It is difficult to pinpoint a specific numeric value of a "good" price-to-book (P/B) ratio when determining if a stock is undervalued and therefore a good investment. Ratio analysis can vary by industry. A good P/B ratio for one industry might be a poor ratio for another.
The price to book ratio compares a company's market value to its book value. The market value of a company is its share price multiplied by the number of outstanding shares. The book value is the net assets of a company, In other words, if a company liquidated all of its assets and paid off all its debt, the value remaining would be the company's book value.
It's helpful to identify some general parameters or a range for P/B value, and then consider various other factors and valuation measures that more accurately interpret the P/B value and forecast a company's potential for growth.
The P/B ratio has been favored by value investors for decades and is widely used by market analysts.
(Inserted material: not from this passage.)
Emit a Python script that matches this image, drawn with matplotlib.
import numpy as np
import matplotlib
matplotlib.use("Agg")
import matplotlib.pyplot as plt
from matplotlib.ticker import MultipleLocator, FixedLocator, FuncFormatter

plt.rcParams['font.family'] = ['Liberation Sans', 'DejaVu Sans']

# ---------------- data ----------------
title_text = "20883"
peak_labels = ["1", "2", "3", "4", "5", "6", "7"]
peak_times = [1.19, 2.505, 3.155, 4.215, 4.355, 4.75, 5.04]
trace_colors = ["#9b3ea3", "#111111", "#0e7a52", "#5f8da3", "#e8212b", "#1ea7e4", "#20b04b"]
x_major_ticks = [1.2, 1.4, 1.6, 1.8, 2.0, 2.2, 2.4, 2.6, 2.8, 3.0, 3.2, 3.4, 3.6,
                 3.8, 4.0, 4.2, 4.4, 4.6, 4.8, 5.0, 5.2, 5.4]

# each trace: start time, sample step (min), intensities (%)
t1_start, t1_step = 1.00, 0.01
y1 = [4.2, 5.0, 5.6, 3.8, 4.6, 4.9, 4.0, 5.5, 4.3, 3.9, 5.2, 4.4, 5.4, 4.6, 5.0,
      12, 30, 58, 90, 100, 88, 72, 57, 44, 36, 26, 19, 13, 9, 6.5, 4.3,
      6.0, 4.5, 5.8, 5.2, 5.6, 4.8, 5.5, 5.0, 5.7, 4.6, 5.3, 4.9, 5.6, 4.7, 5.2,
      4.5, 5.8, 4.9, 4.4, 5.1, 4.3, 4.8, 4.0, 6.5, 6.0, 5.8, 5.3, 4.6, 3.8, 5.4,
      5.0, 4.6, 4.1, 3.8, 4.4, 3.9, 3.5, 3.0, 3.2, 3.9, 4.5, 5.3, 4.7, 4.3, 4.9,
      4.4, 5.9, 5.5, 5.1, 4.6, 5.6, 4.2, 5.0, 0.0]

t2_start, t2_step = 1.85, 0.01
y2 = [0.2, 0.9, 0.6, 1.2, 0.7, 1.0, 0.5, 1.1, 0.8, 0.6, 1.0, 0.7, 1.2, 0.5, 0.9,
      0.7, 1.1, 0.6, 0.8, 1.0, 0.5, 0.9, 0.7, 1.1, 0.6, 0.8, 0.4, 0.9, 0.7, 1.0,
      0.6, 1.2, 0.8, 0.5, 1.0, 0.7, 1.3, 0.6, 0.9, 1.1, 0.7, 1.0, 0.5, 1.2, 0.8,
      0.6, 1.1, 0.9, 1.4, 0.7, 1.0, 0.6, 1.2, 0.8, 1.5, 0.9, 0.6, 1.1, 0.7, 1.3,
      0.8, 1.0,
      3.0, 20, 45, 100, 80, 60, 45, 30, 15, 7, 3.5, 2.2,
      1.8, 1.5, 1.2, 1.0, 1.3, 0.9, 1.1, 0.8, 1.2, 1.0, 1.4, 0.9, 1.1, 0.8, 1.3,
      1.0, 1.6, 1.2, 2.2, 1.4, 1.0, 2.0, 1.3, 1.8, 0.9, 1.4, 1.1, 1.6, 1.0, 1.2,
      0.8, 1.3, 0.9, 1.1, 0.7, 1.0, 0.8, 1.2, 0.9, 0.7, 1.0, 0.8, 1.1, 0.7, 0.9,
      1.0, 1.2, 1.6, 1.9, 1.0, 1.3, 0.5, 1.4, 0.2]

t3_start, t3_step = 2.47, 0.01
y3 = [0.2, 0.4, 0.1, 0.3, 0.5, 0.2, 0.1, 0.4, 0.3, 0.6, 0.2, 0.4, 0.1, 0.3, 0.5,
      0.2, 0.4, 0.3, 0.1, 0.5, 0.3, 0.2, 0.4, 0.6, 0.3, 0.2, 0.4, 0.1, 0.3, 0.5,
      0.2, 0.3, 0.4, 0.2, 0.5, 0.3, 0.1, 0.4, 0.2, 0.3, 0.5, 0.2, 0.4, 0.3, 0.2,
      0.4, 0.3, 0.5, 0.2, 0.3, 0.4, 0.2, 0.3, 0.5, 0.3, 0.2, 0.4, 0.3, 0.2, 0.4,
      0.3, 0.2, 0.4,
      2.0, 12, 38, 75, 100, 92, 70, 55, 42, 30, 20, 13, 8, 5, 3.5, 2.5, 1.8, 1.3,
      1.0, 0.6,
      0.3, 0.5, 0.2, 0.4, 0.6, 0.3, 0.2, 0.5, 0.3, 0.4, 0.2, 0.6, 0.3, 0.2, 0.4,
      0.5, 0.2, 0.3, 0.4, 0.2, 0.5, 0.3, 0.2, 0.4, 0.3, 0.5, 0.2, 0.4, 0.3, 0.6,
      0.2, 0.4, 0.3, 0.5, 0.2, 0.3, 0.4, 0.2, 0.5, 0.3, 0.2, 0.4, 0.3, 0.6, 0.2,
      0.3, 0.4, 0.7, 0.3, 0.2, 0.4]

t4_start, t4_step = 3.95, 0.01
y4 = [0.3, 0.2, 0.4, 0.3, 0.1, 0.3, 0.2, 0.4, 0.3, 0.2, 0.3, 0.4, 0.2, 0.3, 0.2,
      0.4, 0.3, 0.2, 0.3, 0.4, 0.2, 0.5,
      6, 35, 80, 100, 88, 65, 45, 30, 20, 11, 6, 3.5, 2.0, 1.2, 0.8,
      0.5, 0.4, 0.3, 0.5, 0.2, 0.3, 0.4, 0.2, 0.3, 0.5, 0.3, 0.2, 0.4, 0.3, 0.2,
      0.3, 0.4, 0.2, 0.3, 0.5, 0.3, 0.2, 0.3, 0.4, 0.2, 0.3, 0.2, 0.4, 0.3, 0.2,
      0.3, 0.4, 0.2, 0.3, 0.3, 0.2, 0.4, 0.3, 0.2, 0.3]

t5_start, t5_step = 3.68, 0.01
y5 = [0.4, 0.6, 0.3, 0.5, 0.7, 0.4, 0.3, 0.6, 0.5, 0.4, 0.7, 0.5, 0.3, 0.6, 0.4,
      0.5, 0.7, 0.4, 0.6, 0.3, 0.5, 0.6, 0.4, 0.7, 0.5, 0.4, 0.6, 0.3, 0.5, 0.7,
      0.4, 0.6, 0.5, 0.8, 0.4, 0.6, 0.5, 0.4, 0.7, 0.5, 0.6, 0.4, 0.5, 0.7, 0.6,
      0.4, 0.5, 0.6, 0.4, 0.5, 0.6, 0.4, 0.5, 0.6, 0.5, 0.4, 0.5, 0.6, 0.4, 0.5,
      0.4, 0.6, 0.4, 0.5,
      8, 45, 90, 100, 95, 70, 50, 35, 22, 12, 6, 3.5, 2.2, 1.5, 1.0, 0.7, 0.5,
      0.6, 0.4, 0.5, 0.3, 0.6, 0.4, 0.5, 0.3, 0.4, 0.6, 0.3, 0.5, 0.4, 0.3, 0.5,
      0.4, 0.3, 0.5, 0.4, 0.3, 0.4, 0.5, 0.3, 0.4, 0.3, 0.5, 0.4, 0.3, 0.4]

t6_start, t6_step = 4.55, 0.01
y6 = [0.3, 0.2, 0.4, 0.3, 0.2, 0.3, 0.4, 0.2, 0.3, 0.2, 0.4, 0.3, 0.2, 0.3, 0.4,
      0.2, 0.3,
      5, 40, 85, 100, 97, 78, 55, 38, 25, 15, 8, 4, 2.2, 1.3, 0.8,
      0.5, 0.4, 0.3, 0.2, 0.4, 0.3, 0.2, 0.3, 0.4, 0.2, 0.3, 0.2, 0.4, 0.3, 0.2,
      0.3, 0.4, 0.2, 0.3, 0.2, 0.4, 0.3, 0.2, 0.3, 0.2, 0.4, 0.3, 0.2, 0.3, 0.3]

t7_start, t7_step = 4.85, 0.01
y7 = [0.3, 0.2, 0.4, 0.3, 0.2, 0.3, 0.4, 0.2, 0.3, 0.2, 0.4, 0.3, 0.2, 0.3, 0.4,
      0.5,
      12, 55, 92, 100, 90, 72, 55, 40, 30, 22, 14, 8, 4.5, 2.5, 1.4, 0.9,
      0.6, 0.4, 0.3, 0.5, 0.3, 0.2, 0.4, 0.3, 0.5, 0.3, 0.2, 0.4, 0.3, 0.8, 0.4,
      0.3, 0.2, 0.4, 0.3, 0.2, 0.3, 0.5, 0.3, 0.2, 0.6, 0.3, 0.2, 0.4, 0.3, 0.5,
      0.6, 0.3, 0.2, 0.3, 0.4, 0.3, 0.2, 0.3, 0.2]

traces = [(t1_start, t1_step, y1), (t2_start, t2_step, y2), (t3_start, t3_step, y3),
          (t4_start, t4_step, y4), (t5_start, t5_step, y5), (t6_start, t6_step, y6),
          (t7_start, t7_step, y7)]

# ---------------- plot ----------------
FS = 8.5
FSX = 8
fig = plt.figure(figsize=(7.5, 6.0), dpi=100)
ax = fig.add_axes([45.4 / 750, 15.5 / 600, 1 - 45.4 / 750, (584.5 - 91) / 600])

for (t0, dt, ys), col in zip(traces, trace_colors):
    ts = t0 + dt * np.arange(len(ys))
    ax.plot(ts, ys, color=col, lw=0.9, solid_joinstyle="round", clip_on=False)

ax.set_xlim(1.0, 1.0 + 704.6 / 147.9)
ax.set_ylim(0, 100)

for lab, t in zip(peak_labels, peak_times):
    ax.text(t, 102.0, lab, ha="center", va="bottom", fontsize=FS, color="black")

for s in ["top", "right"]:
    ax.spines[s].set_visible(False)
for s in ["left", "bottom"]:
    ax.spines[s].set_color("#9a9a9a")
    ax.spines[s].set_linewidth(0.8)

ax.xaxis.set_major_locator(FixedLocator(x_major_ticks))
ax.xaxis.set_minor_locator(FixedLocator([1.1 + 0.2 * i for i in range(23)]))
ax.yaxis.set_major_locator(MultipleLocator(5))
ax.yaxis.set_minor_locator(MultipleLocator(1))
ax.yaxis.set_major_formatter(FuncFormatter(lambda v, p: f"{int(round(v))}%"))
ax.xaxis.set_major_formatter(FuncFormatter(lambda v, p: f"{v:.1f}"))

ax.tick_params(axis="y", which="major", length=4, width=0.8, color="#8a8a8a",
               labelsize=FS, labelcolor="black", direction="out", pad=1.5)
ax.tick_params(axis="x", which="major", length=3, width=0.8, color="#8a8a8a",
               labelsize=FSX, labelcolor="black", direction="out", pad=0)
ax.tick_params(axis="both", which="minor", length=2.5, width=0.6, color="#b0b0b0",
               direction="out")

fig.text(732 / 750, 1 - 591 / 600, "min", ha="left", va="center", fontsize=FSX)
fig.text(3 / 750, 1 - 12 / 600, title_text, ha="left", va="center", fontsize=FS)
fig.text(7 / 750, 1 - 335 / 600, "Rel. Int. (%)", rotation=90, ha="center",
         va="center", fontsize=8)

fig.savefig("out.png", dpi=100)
Traditionally, any value under 1.0 is considered a good P/B value, indicating a potentially undervalued stock. However, value investors often consider stocks with a P/B value under 3.0.
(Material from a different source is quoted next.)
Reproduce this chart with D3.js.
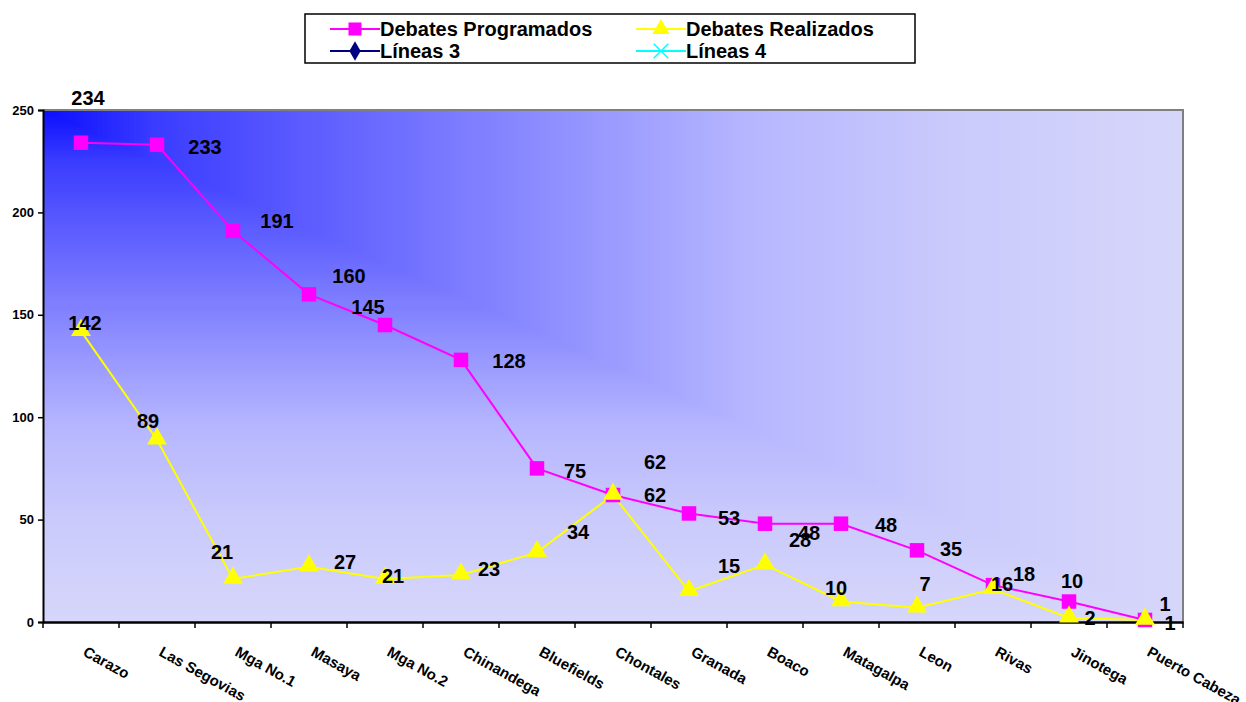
<!DOCTYPE html>
<html><head><meta charset="utf-8">
<script src="https://cdn.jsdelivr.net/npm/d3@7"></script>
<style>
html,body{margin:0;padding:0;background:#fff;}
text{font-family:"Liberation Sans",Arial,sans-serif;font-weight:bold;}
</style></head>
<body><svg id="c" width="1246" height="702"></svg>
<script>
const categories = ["Carazo","Las Segovias","Mga No.1","Masaya","Mga No.2","Chinandega","Bluefields","Chontales","Granada","Boaco","Matagalpa","Leon","Rivas","Jinotega","Puerto Cabeza"];
const programados = [234,233,191,160,145,128,75,62,53,48,48,35,18,10,1];
const realizados = [142,89,21,27,21,23,34,62,15,28,10,7,16,2,1];
const yTicks = [0,50,100,150,200,250];
const seriesNames = ["Debates Programados","Debates Realizados","Líneas 3","Líneas 4"];

// label placement offsets (layout only)
const progOff = [[7,-45],[48,2],[44,-10],[40,-18],[-17,-18],[48,1],[38,3],[42,-33],[40,5],[44,9],[45,1],[34,-1],[31,-11],[3,-21],[20,-16]];
const realOff = [[4,-8],[-9,-19],[-11,-27],[36,-5],[8,-3],[28,-6],[41,-20],[42,0],[40,-25],[35,-25],[-5,-14],[8,-24],[9,-5],[21,0],[25,3]];

const svg = d3.select("#c");
const L=43, R=1183, T=110, B=622;
const x = d3.scaleBand().domain(categories).range([L,R]);
const y = d3.scaleLinear().domain([0,250]).range([B,T]);
const cx = d => x(d)+x.bandwidth()/2;

// "from corner" background shading (nested rectangles from top-left corner)
const shade = d3.scaleLinear()
  .domain([0,0.1,0.225,0.45,0.62,0.8,1])
  .range(["#0a0cff","#3a3cff","#5a5aff","#8f8fff","#b6b6ff","#cacafc","#d6d6fb"])
  .interpolate(d3.interpolateRgb);
const steps = d3.range(1,0,-0.004);
svg.append("g").selectAll("rect").data(steps).join("rect")
  .attr("x",L).attr("y",T).attr("width",t=>(R-L)*t).attr("height",t=>(B-T)*t)
  .attr("fill",t=>shade(t)).attr("shape-rendering","crispEdges");

// grey top/right border
svg.append("path").attr("d",`M${L},${T}H${R}V${B}`).attr("fill","none").attr("stroke","#808080").attr("stroke-width",2);

// Y axis
const ya = svg.append("g").attr("transform",`translate(${L},0)`)
  .call(d3.axisLeft(y).tickValues(yTicks).tickSize(5).tickPadding(4));
ya.select(".domain").attr("stroke","#000").attr("stroke-width",2);
ya.selectAll(".tick line").attr("stroke","#000").attr("stroke-width",1.5);
ya.selectAll(".tick text").attr("font-size",13).attr("fill","#000").style("font-family","Liberation Sans, Arial").style("font-weight","bold");

// X axis
const xa = svg.append("g").attr("transform",`translate(0,${B})`)
  .call(d3.axisBottom(x).tickSize(0).tickFormat(""));
xa.select(".domain").attr("stroke","#000").attr("stroke-width",2.5);
xa.selectAll(".tick").remove();
const bounds = categories.map(c=>x(c)).concat([R]);
svg.append("g").selectAll("line").data(bounds).join("line")
  .attr("x1",d=>d).attr("x2",d=>d).attr("y1",B).attr("y2",B+6).attr("stroke","#000").attr("stroke-width",1.5);
svg.append("g").selectAll("text").data(categories).join("text")
  .attr("transform",d=>`translate(${cx(d)+1},${655}) rotate(29)`)
  .attr("font-size",15).attr("fill","#000").attr("text-anchor","start")
  .text(d=>d);

// lines
const line = d3.line().x((d,i)=>cx(categories[i])).y(d=>y(d));
svg.append("path").datum(realizados).attr("d",line).attr("fill","none").attr("stroke","#ffff00").attr("stroke-width",2);
svg.append("path").datum(programados).attr("d",line).attr("fill","none").attr("stroke","#ff00ff").attr("stroke-width",2);

const sq = d3.symbol().type(d3.symbolSquare).size(210);
const tri = d3.symbol().type(d3.symbolTriangle).size(170);
svg.append("g").selectAll("path").data(programados).join("path")
  .attr("transform",(d,i)=>`translate(${cx(categories[i])},${y(d)})`).attr("d",sq).attr("fill","#ff00ff");
svg.append("g").selectAll("path").data(realizados).join("path")
  .attr("transform",(d,i)=>`translate(${cx(categories[i])},${y(d)-1})`).attr("d",tri).attr("fill","#ffff00");

// data labels
svg.append("g").selectAll("text").data(realizados).join("text")
  .attr("x",(d,i)=>cx(categories[i])+realOff[i][0]).attr("y",(d,i)=>y(d)+realOff[i][1])
  .attr("text-anchor","middle").attr("dominant-baseline","central").attr("font-size",20).attr("fill","#000").text(d=>d);
svg.append("g").selectAll("text").data(programados).join("text")
  .attr("x",(d,i)=>cx(categories[i])+progOff[i][0]).attr("y",(d,i)=>y(d)+progOff[i][1])
  .attr("text-anchor","middle").attr("dominant-baseline","central").attr("font-size",20).attr("fill","#000").text(d=>d);

// legend
const lg = svg.append("g");
lg.append("rect").attr("x",305).attr("y",14).attr("width",610).attr("height",49).attr("fill","#fff").attr("stroke","#000").attr("stroke-width",1.5);
const items = [
  {name:seriesNames[0], color:"#ff00ff", sym:d3.symbolSquare, size:170, x:355, y:29},
  {name:seriesNames[1], color:"#ffff00", sym:d3.symbolTriangle, size:130, x:661, y:29},
  {name:seriesNames[2], color:"#000080", sym:d3.symbolDiamond, size:110, x:355, y:51},
  {name:seriesNames[3], color:"#00ffff", sym:d3.symbolX, size:140, x:661, y:51}
];
items.forEach(it=>{
  lg.append("line").attr("x1",it.x-25).attr("x2",it.x+25).attr("y1",it.y).attr("y2",it.y).attr("stroke",it.color).attr("stroke-width",2);
  const p = lg.append("path").attr("transform",`translate(${it.x},${it.y})`).attr("d",d3.symbol().type(it.sym).size(it.size)());
  if(it.sym===d3.symbolX) p.attr("fill","none").attr("stroke",it.color).attr("stroke-width",1.5);
  else p.attr("fill",it.color);
  lg.append("text").attr("x",it.x+25).attr("y",it.y).attr("dominant-baseline","central").attr("font-size",20).attr("fill","#000").text(it.name);
});
</script></body></html>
P/B value = stock price/book value of equity, where "book value of equity" is defined as the book value of assets minus the book value of liabilities; these are figures that appear on the balance sheet.
P/B ratio should not be used as a single evaluation of a stock because, while a low P/B can indeed reveal an undervalued stock, it can also indicate a company with serious underlying problems. A weakness in a P/B evaluation is that it fails to factor in things such as future earning prospects or intangible assets. However, the P/B ratio helps to identify hyped-up companies that have surging stock prices with no assets.
Other potential problems in using the P/B ratio stem from the fact that any number of things, such as recent acquisitions, recent write-offs, or share buybacks, can distort the book value figure in the equation. In searching for undervalued stocks, investors should consider multiple valuation measures to complement the P/B ratio.
One measure commonly used is return on equity, or ROE, which indicates how much profit a company generates from shareholders' equity. P/B ratio and ROE usually correlate well, and any large discrepancy between them may indicate a cause for concern.